The ‘Other’ Dakota Leads the Nation in Economic Growth

Sully County, S.D., is frequently America's top-producing sunflower county. South Dakota grew its economy with the industry that’s long been the staple of the upper Midwest: farming. PHOTO: LANCE NIXON/CAPITAL JOURNAL VIA ASSOCIATED PRESS

The economy in South Dakota grew at a 9.2% seasonally adjusted annualized rate in the third quarter, far and away the most robust gain in the country, according to data released by the Commerce Department on Wednesday. That’s outsized growth compared with the country’s 1.9% advance in gross domestic product that quarter.

North Dakota, which for several years rode the oil boom to lead the nation in economic growth, went bust. Its economy contracted at a 3.4% pace, worst in the nation. A year earlier the state’s output had expanded 5% in the third quarter. (And that was a slowdown from 18.8% in the second quarter of 2014.)

South Dakota grew its economy with the industry that’s long been the staple of the upper Midwest: farming. The state’s agriculture sector contributed 6.9 percentage points to overall growth. South Dakota’s health care, retail and construction industries also grew at healthy rates.

All but three states increased economic output in the third quarter, but South Dakota was one of just eight states to grow at a more rapid rate compared with the second quarter. Most of the others are also dependent on farming. The Kansas economy expanded at a 6.5% annual pace. Iowa grew at a 6.4% rate and Nebraska advanced 5.4%.
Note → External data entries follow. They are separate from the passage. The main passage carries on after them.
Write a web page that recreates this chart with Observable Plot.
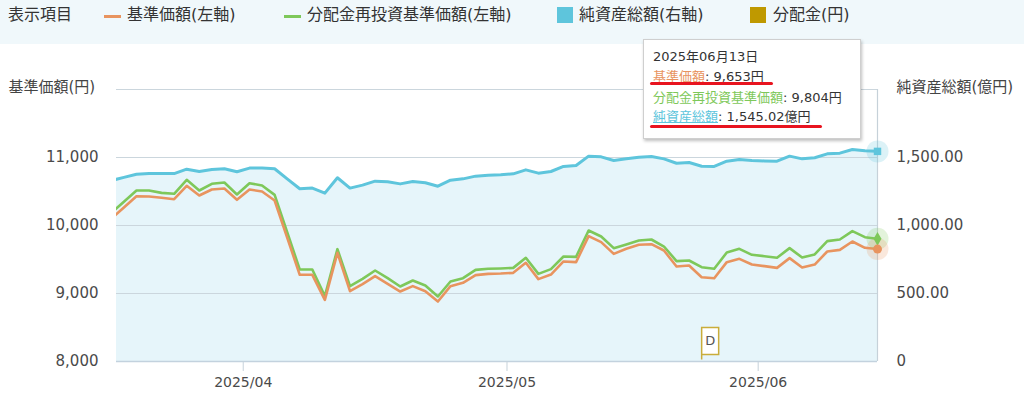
<!DOCTYPE html>
<html><head><meta charset="utf-8">
<script src="https://cdn.jsdelivr.net/npm/d3@7"></script>
<script src="https://cdn.jsdelivr.net/npm/@observablehq/plot@0.6"></script>
<style>
body{margin:0;background:#fff;font-family:"DejaVu Sans","Noto Sans CJK JP",sans-serif;}
#wrap{position:relative;width:1024px;height:398px;overflow:hidden;}
#legend{position:relative;height:44px;background:#f0f8fb;font-size:16px;color:#333;}
#legend .t{position:absolute;top:3px;line-height:24px;white-space:nowrap;}
#legend .ln{position:absolute;top:15px;height:3px;width:17px;}
#legend .sq{position:absolute;top:7px;width:16px;height:16px;}
#tip{position:absolute;left:643px;top:39px;width:216px;height:98px;background:#fff;border:1px solid #cfcfcf;box-shadow:1px 2px 3px rgba(0,0,0,0.25);font-size:13px;line-height:20px;color:#333;box-sizing:content-box;}
#tip .row{position:absolute;left:9px;white-space:nowrap;}
.red{position:absolute;height:3px;background:#e8141f;border-radius:2px;}
</style>
</head><body>
<div id="wrap">
<div id="legend"></div>
<div id="chart"></div>
<div id="tip"></div>
</div>
<script>
// ---- data ----
const dates = ["2025-03-14","2025-03-17","2025-03-18","2025-03-19","2025-03-21","2025-03-24","2025-03-25","2025-03-26","2025-03-27","2025-03-28",
"2025-03-31","2025-04-01","2025-04-02","2025-04-03","2025-04-04","2025-04-07","2025-04-08","2025-04-09","2025-04-10","2025-04-11",
"2025-04-14","2025-04-15","2025-04-16","2025-04-17","2025-04-18","2025-04-21","2025-04-22","2025-04-23","2025-04-24","2025-04-25",
"2025-04-28","2025-04-30","2025-05-01","2025-05-02","2025-05-07","2025-05-08","2025-05-09","2025-05-12","2025-05-13","2025-05-14",
"2025-05-15","2025-05-16","2025-05-19","2025-05-20","2025-05-21","2025-05-22","2025-05-23","2025-05-26","2025-05-27","2025-05-28",
"2025-05-29","2025-05-30","2025-06-02","2025-06-03","2025-06-04","2025-06-05","2025-06-06","2025-06-09","2025-06-10","2025-06-11",
"2025-06-12","2025-06-13"];
const kijun = [10103,10266,10431,10426,10407,10387,10584,10441,10529,10544,
10378,10529,10500,10368,9821,9275,9275,8907,9598,9034,
9137,9255,9142,9029,9108,9034,8882,9108,9157,9270,
9289,9294,9304,9451,9211,9279,9471,9461,9843,9755,
9583,9657,9716,9725,9632,9397,9412,9240,9225,9461,
9510,9426,9402,9377,9520,9382,9426,9618,9642,9765,
9672,9653];
const reinvest = [10186,10350,10515,10515,10480,10466,10672,10515,10613,10632,
10456,10622,10588,10451,9902,9353,9353,8961,9652,9108,
9216,9338,9225,9103,9191,9118,8956,9176,9225,9348,
9363,9368,9377,9525,9289,9358,9544,9539,9926,9838,
9667,9721,9779,9794,9691,9476,9485,9387,9363,9603,
9657,9569,9549,9525,9667,9529,9574,9770,9794,9917,
9828,9804];
const netAssets = [1330,1354,1377,1382,1382,1382,1414,1397,1412,1417,
1395,1422,1422,1417,1343,1270,1275,1238,1351,1275,
1297,1326,1321,1306,1324,1314,1289,1333,1343,1363,
1370,1373,1380,1409,1385,1397,1434,1441,1510,1505,
1478,1490,1502,1507,1490,1458,1463,1436,1434,1473,
1485,1478,1475,1473,1510,1490,1498,1527,1532,1559,
1549,1545.02];
const distributionDates = ["2025-05-26"];
const leftTicks = [8000, 9000, 10000, 11000];
const gridLines = [9000, 10000, 11000, 12000];

// ---- colours ----
const C_ORANGE = "#e8945f", C_GREEN = "#7ec85a", C_BLUE = "#5ec5dc", C_GOLD = "#bf9900";
const FONT = '"DejaVu Sans","Noto Sans CJK JP",sans-serif';

// right axis (億円) mapped onto left axis (円): 0 -> 8000, 2000 -> 12000
const toLeft = v => 8000 + 2 * v;

const rows = dates.map((d, i) => ({i, date: d, kijun: kijun[i], reinvest: reinvest[i], nav: netAssets[i]}));
const last = rows[rows.length - 1];
const dist = distributionDates.map(d => ({i: dates.indexOf(d), date: d}));

// month boundary ticks
const monthTicks = [], monthLabel = new Map();
for (let i = 1; i < dates.length; i++) {
  if (dates[i].slice(5, 7) !== dates[i - 1].slice(5, 7)) {
    monthTicks.push(i - 0.5);
    monthLabel.set(i - 0.5, dates[i].slice(0, 7).replace("-", "/"));
  }
}

// ---- legend ----
const legend = document.getElementById("legend");
legend.innerHTML = `
<span class="t" style="left:8px">表示項目</span>
<span class="ln" style="left:104px;background:${C_ORANGE}"></span><span class="t" style="left:127px">基準価額(左軸)</span>
<span class="ln" style="left:284px;background:${C_GREEN}"></span><span class="t" style="left:307px">分配金再投資基準価額(左軸)</span>
<span class="sq" style="left:557px;background:${C_BLUE}"></span><span class="t" style="left:579px">純資産総額(右軸)</span>
<span class="sq" style="left:750px;background:${C_GOLD}"></span><span class="t" style="left:773px">分配金(円)</span>`;

// ---- chart ----
const flagSymbol = {
  draw(ctx) {
    ctx.moveTo(0, -2); ctx.lineTo(0, -34); ctx.lineTo(17, -34); ctx.lineTo(17, -7); ctx.lineTo(0, -7);
  }
};
const lastIdx = last.i;
const chart = Plot.plot({
  width: 1024, height: 354,
  marginLeft: 116, marginRight: 147, marginTop: 45, marginBottom: 37,
  x: {type: "linear", domain: [lastIdx - 60.59, lastIdx], axis: null},
  y: {domain: [8000, 12000], axis: null},
  style: {fontFamily: FONT, fontSize: "15px", color: "#4a4a4a", background: "transparent", overflow: "visible"},
  marks: [
    Plot.areaY(rows, {x: "i", y1: () => 8000, y2: d => toLeft(d.nav), fill: "#e6f5fa", clip: true}),
    Plot.ruleY(gridLines, {stroke: "#cbd6dd", strokeWidth: 1.2}),
    Plot.ruleY([8000], {stroke: "#c3d2de", strokeWidth: 1.6}),
    Plot.ruleX([last], {x: "i", y1: () => 8000, y2: () => 12000, stroke: "#c6d1d9", strokeWidth: 1.2}),
    Plot.line(rows, {x: "i", y: d => toLeft(d.nav), stroke: C_BLUE, strokeWidth: 3, clip: true}),
    Plot.line(rows, {x: "i", y: "reinvest", stroke: C_GREEN, strokeWidth: 2.6, clip: true}),
    Plot.line(rows, {x: "i", y: "kijun", stroke: C_ORANGE, strokeWidth: 2.6, clip: true}),
    // hover markers
    Plot.dot([last], {x: "i", y: d => toLeft(d.nav), r: 11, fill: C_BLUE, fillOpacity: 0.22}),
    Plot.dot([last], {x: "i", y: "reinvest", r: 11, fill: C_GREEN, fillOpacity: 0.22}),
    Plot.dot([last], {x: "i", y: "kijun", r: 11, fill: C_ORANGE, fillOpacity: 0.22}),
    Plot.dot([last], {x: "i", y: d => toLeft(d.nav), r: 4.2, symbol: "square", fill: C_BLUE}),
    Plot.dot([last], {x: "i", y: "reinvest", r: 4.2, symbol: "diamond", fill: C_GREEN}),
    Plot.dot([last], {x: "i", y: "kijun", r: 4.5, fill: C_ORANGE}),
    // distribution flag
    Plot.dot(dist, {x: "i", y: () => 8000, symbol: flagSymbol, fill: "#fff", stroke: "#c9ad3a", strokeWidth: 1.5}),
    Plot.text(dist, {x: "i", y: () => 8000, text: () => "D", dx: 8.5, dy: -20.5, fontSize: 13, fill: "#555"}),
    // axes
    Plot.axisY({anchor: "left", ticks: leftTicks, tickSize: 0, tickPadding: 18, tickFormat: d3.format(","), label: null, fontSize: 15}),
    Plot.axisY({anchor: "right", ticks: leftTicks, tickSize: 0, tickPadding: 19, label: null, fontSize: 15,
      tickFormat: d => { const v = (d - 8000) / 2; return v === 0 ? "0" : d3.format(",.2f")(v); }}),
    Plot.axisX({ticks: monthTicks, tickSize: 10, tickPadding: 6, stroke: "#c6d2db", tickFormat: t => monthLabel.get(t), label: null, fontSize: 14}),
    Plot.text(["基準価額(円)"], {frameAnchor: "top-left", dx: -108, dy: -2, textAnchor: "start", lineAnchor: "middle", fontSize: 15, fill: "#444"}),
    Plot.text(["純資産総額(億円)"], {frameAnchor: "top-right", dx: 19, dy: -2, textAnchor: "start", lineAnchor: "middle", fontSize: 15, fill: "#444"})
  ]
});
document.getElementById("chart").appendChild(chart);

// ---- tooltip ----
const [yy, mm, dd] = last.date.split("-");
const tip = document.getElementById("tip");
tip.innerHTML = `
<div class="row" style="top:7px">${yy}年${mm}月${dd}日</div>
<div class="row" style="top:27px"><span style="color:${C_ORANGE};text-decoration:underline">基準価額</span>: ${d3.format(",")(last.kijun)}円</div>
<div class="row" style="top:48px"><span style="color:${C_GREEN}">分配金再投資基準価額</span>: ${d3.format(",")(last.reinvest)}円</div>
<div class="row" style="top:67px"><span style="color:${C_BLUE};text-decoration:underline">純資産総額</span>: ${d3.format(",.2f")(last.nav)}億円</div>`;
const wrap = document.getElementById("wrap");
[[650, 82, 123], [650, 125, 172]].forEach(([l, t, w]) => {
  const r = document.createElement("div");
  r.className = "red"; r.style.left = l + "px"; r.style.top = t + "px"; r.style.width = w + "px";
  wrap.appendChild(r);
});
</script>
</body></html>
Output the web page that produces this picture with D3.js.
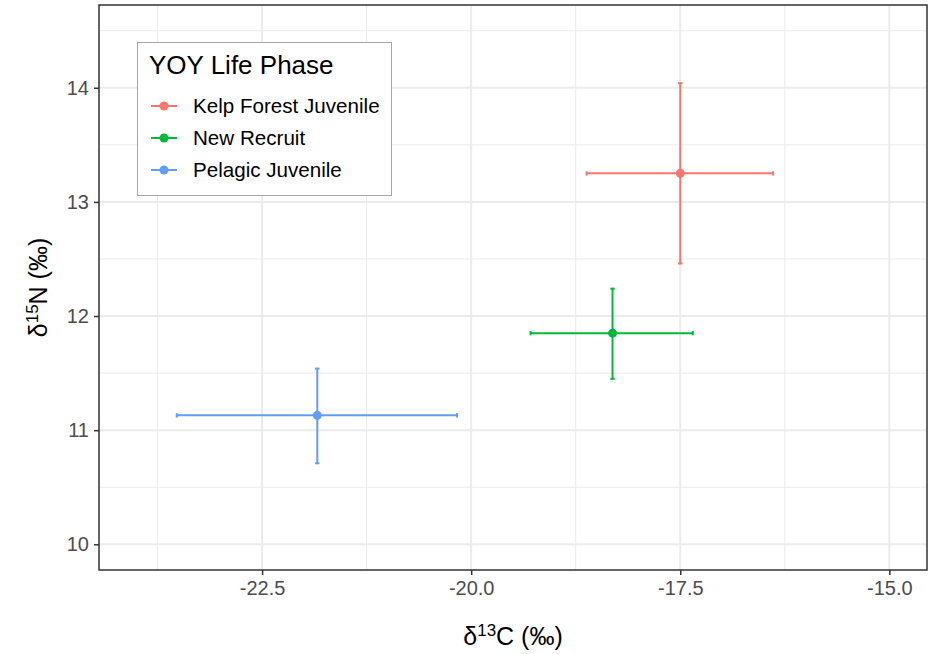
<!DOCTYPE html>
<html><head><meta charset="utf-8">
<script src="https://cdn.jsdelivr.net/npm/d3@7"></script>
<style>body{margin:0;background:#fff;} svg{display:block;font-family:"Liberation Sans",Arial,sans-serif;}</style>
</head><body>
<svg id="chart" width="929" height="654"></svg>
<script>
const phases = ["Kelp Forest Juvenile", "New Recruit", "Pelagic Juvenile"];
const colors = ["#F8766D", "#00BA38", "#619CFF"];
const d13C = [-17.50, -18.31, -21.84];
const d13CLow = [-18.62, -19.29, -23.52];
const d13CHigh = [-16.39, -17.35, -20.17];
const d15N = [13.25, 11.85, 11.13];
const d15NLow = [12.46, 11.45, 10.71];
const d15NHigh = [14.04, 12.24, 11.54];
const xTicks = [-22.5, -20.0, -17.5, -15.0];
const xMinor = [-23.75, -21.25, -18.75, -16.25];
const yTicks = [10, 11, 12, 13, 14];
const yMinor = [10.5, 11.5, 12.5, 13.5, 14.5];

const svg = d3.select("#chart");
const L = 99, R = 927, T = 5, B = 570;
const x = d3.scaleLinear().domain([-24.45, -14.55]).range([L, R]);
const y = d3.scaleLinear().domain([9.775, 14.725]).range([B, T]);

svg.append("rect").attr("x", L).attr("y", T).attr("width", R - L).attr("height", B - T).attr("fill", "#fff");

const grid = svg.append("g");
grid.selectAll(".xm").data(xMinor).join("line")
  .attr("x1", d => x(d)).attr("x2", d => x(d)).attr("y1", T).attr("y2", B)
  .attr("stroke", "#EBEBEB").attr("stroke-width", 1);
grid.selectAll(".ym").data(yMinor).join("line")
  .attr("y1", d => y(d)).attr("y2", d => y(d)).attr("x1", L).attr("x2", R)
  .attr("stroke", "#EBEBEB").attr("stroke-width", 1);
grid.selectAll(".xM").data(xTicks).join("line")
  .attr("x1", d => x(d)).attr("x2", d => x(d)).attr("y1", T).attr("y2", B)
  .attr("stroke", "#EBEBEB").attr("stroke-width", 2);
grid.selectAll(".yM").data(yTicks).join("line")
  .attr("y1", d => y(d)).attr("y2", d => y(d)).attr("x1", L).attr("x2", R)
  .attr("stroke", "#EBEBEB").attr("stroke-width", 2);

const xAxis = d3.axisBottom(x).tickValues(xTicks).tickFormat(d3.format(".1f")).tickSize(5).tickPadding(6);
const gx = svg.append("g").attr("transform", `translate(0,${B})`).call(xAxis);
const yAxis = d3.axisLeft(y).tickValues(yTicks).tickFormat(d3.format("d")).tickSize(5).tickPadding(5);
const gy = svg.append("g").attr("transform", `translate(${L},0)`).call(yAxis);
[gx, gy].forEach(g => {
  g.select(".domain").remove();
  g.selectAll(".tick line").attr("stroke", "#333333").attr("stroke-width", 1.5);
  g.selectAll(".tick text").attr("fill", "#4D4D4D").style("font-size", "20px")
    .style("font-family", '"Liberation Sans", Arial, sans-serif');
});
gx.selectAll(".tick text").text(d => d3.format(".1f")(d).replace("−", "-"));

const data = phases.map((p, i) => ({p, c: colors[i], x: d13C[i], xl: d13CLow[i], xh: d13CHigh[i], y: d15N[i], yl: d15NLow[i], yh: d15NHigh[i]}));
const marks = svg.append("g");
const cap = 2.2;
data.forEach(d => {
  const g = marks.append("g").attr("stroke", d.c).attr("stroke-width", 2).attr("fill", "none");
  g.append("line").attr("x1", x(d.xl)).attr("x2", x(d.xh)).attr("y1", y(d.y)).attr("y2", y(d.y));
  g.append("line").attr("x1", x(d.xl)).attr("x2", x(d.xl)).attr("y1", y(d.y) - cap).attr("y2", y(d.y) + cap);
  g.append("line").attr("x1", x(d.xh)).attr("x2", x(d.xh)).attr("y1", y(d.y) - cap).attr("y2", y(d.y) + cap);
  g.append("line").attr("x1", x(d.x)).attr("x2", x(d.x)).attr("y1", y(d.yl)).attr("y2", y(d.yh));
  g.append("line").attr("x1", x(d.x) - cap).attr("x2", x(d.x) + cap).attr("y1", y(d.yl)).attr("y2", y(d.yl));
  g.append("line").attr("x1", x(d.x) - cap).attr("x2", x(d.x) + cap).attr("y1", y(d.yh)).attr("y2", y(d.yh));
  marks.append("circle").attr("cx", x(d.x)).attr("cy", y(d.y)).attr("r", 4.5).attr("fill", d.c);
});

svg.append("rect").attr("x", L).attr("y", T).attr("width", R - L).attr("height", B - T)
  .attr("fill", "none").attr("stroke", "#333333").attr("stroke-width", 1.5);

const lg = svg.append("g");
lg.append("rect").attr("x", 137.5).attr("y", 42.5).attr("width", 254).attr("height", 153)
  .attr("fill", "#fff").attr("stroke", "#A6A6A6").attr("stroke-width", 1);
lg.append("text").attr("x", 149).attr("y", 74).attr("font-size", 26).attr("fill", "#000").text("YOY Life Phase");
phases.forEach((p, i) => {
  const cy = 106 + i * 32;
  lg.append("line").attr("x1", 151).attr("x2", 177).attr("y1", cy).attr("y2", cy).attr("stroke", colors[i]).attr("stroke-width", 2);
  lg.append("circle").attr("cx", 164).attr("cy", cy).attr("r", 4.5).attr("fill", colors[i]);
  lg.append("text").attr("x", 193).attr("y", cy + 7).attr("font-size", 20.6).attr("fill", "#000").text(p);
});

const xt = svg.append("text").attr("x", (L + R) / 2).attr("y", 645).attr("text-anchor", "middle")
  .attr("font-size", 25).attr("fill", "#000");
xt.append("tspan").text("δ");
xt.append("tspan").attr("dy", -9).attr("font-size", 17).text("13");
xt.append("tspan").attr("dy", 9).text("C (‰)");

const yt = svg.append("text").attr("transform", `translate(47,${(T + B) / 2}) rotate(-90)`).attr("text-anchor", "middle")
  .attr("font-size", 25).attr("fill", "#000");
yt.append("tspan").text("δ");
yt.append("tspan").attr("dy", -9).attr("font-size", 17).text("15");
yt.append("tspan").attr("dy", 9).text("N (‰)");
</script>
</body></html>
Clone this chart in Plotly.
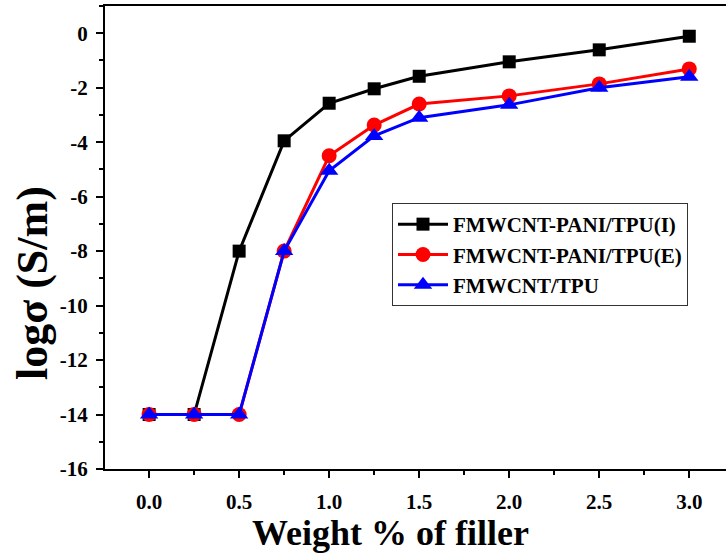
import plotly.graph_objects as go

# Filler loading (wt %) and log conductivity for each composite
weight_pct = [0.0, 0.25, 0.5, 0.75, 1.0, 1.25, 1.5, 2.0, 2.5, 3.0]
pani_tpu_i = [-14.0, -14.0, -8.0, -3.95, -2.57, -2.04, -1.58, -1.05, -0.61, -0.11]
pani_tpu_e = [-14.0, -14.0, -14.0, -8.0, -4.5, -3.37, -2.6, -2.3, -1.86, -1.31]
fmwcnt_tpu = [-14.0, -14.0, -14.0, -8.0, -5.05, -3.77, -3.1, -2.63, -2.0, -1.6]

series_names = ["FMWCNT-PANI/TPU(I)", "FMWCNT-PANI/TPU(E)", "FMWCNT/TPU"]

x_ticks = [0.0, 0.5, 1.0, 1.5, 2.0, 2.5, 3.0]
x_tick_text = ["0.0", "0.5", "1.0", "1.5", "2.0", "2.5", "3.0"]
y_ticks = [0, -2, -4, -6, -8, -10, -12, -14, -16]
y_tick_text = ["0", "-2", "-4", "-6", "-8", "-10", "-12", "-14", "-16"]

x_title = "Weight % of filler"
y_title = "logσ (S/m)"

serif = "Liberation Serif"

W, H = 726, 555
ML, MR, MT, MB = 105, 0, 6, 86


def bold(labels):
    return ["<b>%s</b>" % s for s in labels]


def paper_x(px):
    return (px - ML) / (W - ML - MR)


def paper_y(py):
    return (H - MB - py) / (H - MT - MB)


fig = go.Figure()
styles = [
    (pani_tpu_i, "black", "square", 13),
    (pani_tpu_e, "red", "circle", 15),
    (fmwcnt_tpu, "blue", "triangle-up", 16),
]
for (vals, color, sym, size), name in zip(styles, series_names):
    fig.add_trace(go.Scatter(
        x=weight_pct, y=vals, name="<b>%s</b>" % name, mode="lines+markers",
        line=dict(color=color, width=3),
        marker=dict(symbol=sym, size=size, color=color, line=dict(width=0)),
    ))

# Axis titles placed as annotations
fig.add_annotation(
    xref="paper", yref="paper", x=paper_x(390), y=paper_y(554),
    xanchor="center", yanchor="bottom", showarrow=False, borderpad=0,
    text="<b>%s</b>" % x_title, font=dict(family=serif, size=36, color="black"),
)
fig.add_annotation(
    xref="paper", yref="paper", x=paper_x(32), y=paper_y(283),
    xanchor="center", yanchor="middle", showarrow=False, textangle=-90,
    text="<b>%s</b>" % y_title, font=dict(family=serif, size=44, color="black"),
)

fig.update_layout(
    width=W, height=H,
    margin=dict(l=ML, r=MR, t=MT, b=MB),
    paper_bgcolor="white", plot_bgcolor="white",
    font=dict(family=serif, color="black"),
    showlegend=True,
    legend=dict(
        x=paper_x(392), y=paper_y(203), xanchor="left", yanchor="top",
        bgcolor="white", bordercolor="#333", borderwidth=1,
        font=dict(family=serif, size=21, color="black"),
        tracegroupgap=0, itemwidth=50,
    ),
    xaxis=dict(
        range=[-0.245, 3.204],
        tickvals=x_ticks, ticktext=bold(x_tick_text),
        ticks="outside", ticklen=7, tickwidth=2, tickcolor="black",
        minor=dict(dtick=0.25, tick0=0, ticks="outside", ticklen=4, tickwidth=2, tickcolor="black"),
        showline=True, linewidth=2, linecolor="black", mirror=True,
        showgrid=False, zeroline=False,
        tickfont=dict(family=serif, size=21, color="black"),
        ticklabelstandoff=6,
    ),
    yaxis=dict(
        range=[-16, 1.0],
        tickvals=y_ticks, ticktext=bold(y_tick_text),
        ticks="outside", ticklen=7, tickwidth=2, tickcolor="black",
        minor=dict(dtick=1, tick0=-15, ticks="outside", ticklen=4, tickwidth=2, tickcolor="black"),
        showline=True, linewidth=2, linecolor="black", mirror=False,
        showgrid=False, zeroline=False,
        tickfont=dict(family=serif, size=21, color="black"),
        ticklabelstandoff=4,
    ),
)

fig.write_html("out.html")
Those gains reflect a turnaround in farm incomes. Farm earnings grew 17.5% in the third quarter of 2015, after falling 4.5% in the second quarter, according to Commerce Department data. Still, the Agriculture Department expects farm incomes to slump in 2016, so the gains could be short-lived.

The largest slowdown in economic growth occurred in Washington. That state’s economy eased to a 0.8% advance in the third quarter from an 8% gain in the second. Weaker real estate and retail sectors dragged on growth.